In Hot Yoga I have also been taught there is not a lot of purpose to planning contingencies. Thinking about Cobra in the middle of Standing Head to Knee usually lasts seconds before balance is lost and gravity pulls you back to the present moment. And how can you plan Camel in the middle of Eagle? You won’t know how loose your back feels until you get to Camel. You don’t even have to remember the sequence as you have a kind voice on the call helping to do that as well. You can luxuriate in the present moment. 

Past, Present, Mind, Body, Breath all in balance. A nice recalibration on what immediacy is.

Pure Immediacy

My engagement with Florida is now over as is my experimentation with the Pseudo Iterative Lifestyle.  It was possible in part because of the circumstances of that travel. It was also not the only thing I did to help with anxiety. But with that experiment and other practices I have learned to live more in a flow. 

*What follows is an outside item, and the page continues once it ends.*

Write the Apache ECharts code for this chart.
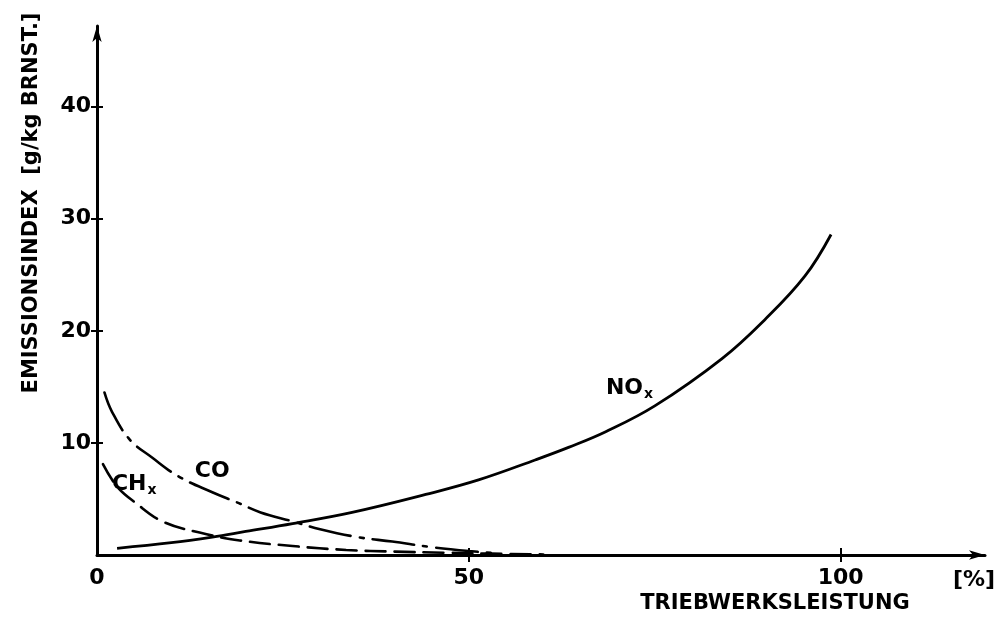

And yes I have found Hot Yoga and I do enjoy my time each week in the Pseudo Iterative practice of the Asanas. The heat cleanses, the poses strengthening & stretching, the physical balance challenging the small muscles and the compression circulating the waters of our body all of it leading back to the cleansing heat.

And of course in the repetition every repeated pose is new each and every time bringing a balance between sameness and novelty. Reminding me how much there is to deal with today and how little I need to be worried about every possible contingency for tomorrow. 

The delight in the now. In that I find a healthy calm. 

Gratitude to the dedicated teachers who help with the call, their tips on the posture and occasional call outs of encouragement. And gratitude to those studios like Pure Yoga that create the space in which to practice the most Pseudo Iterative Yoga.